Figures released yesterday by motor industry statistician VFACTS show that 4WD sales increased 23.8 percent in the first seven months of this year, compared with the corresponding period last year.
Contrary to public perception, our appetite for large 4WDs is still strong. Sales of heavyweights such as the ever-popular Toyota LandCruiser and Nissan Patrol are up 12.5 percent while sales of mid-size models such as the Mitsubishi Pajero and Toyota Prado are up 17.6 percent.
But the biggest boom is in compact "soft-roaders" such as the Honda CR-V, Subaru Forester (pictured) and Toyota RAV4, where sales have grown 39.7 percent thanks to a rush of new models.
Sales of 4WDs have almost tripled since 1994. One in five new cars sold this year will be a 4WD of some description.

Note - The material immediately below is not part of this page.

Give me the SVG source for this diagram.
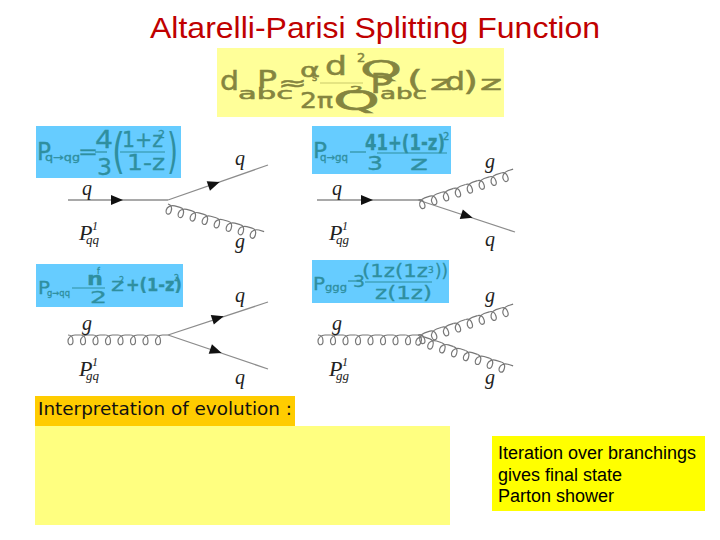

Given the vehicles' popularity, the Federal Government is now unlikely to increase the tariff on 4WDs to bring them in line with other imports and, therefore, diminish their affordability.
In addition to the vehicles' price advantage, the marketing gurus explain the 4WD phenomenon thus: the faster our cities grow, the more we want to escape them.
"People drive 4WDs in the city but, in effect, they are saying to the world, 'I can leave this mess if I want to'," said social analyst David Chalke.
The 4WD phenomenon is so strong even the German sports car specialist Porsche is building a 4WD.
Two Porsche Cayennes are coming to Australia for the Sydney Motor Show in October but cars for sale will not arrive until early next year. They will be priced from $100,000.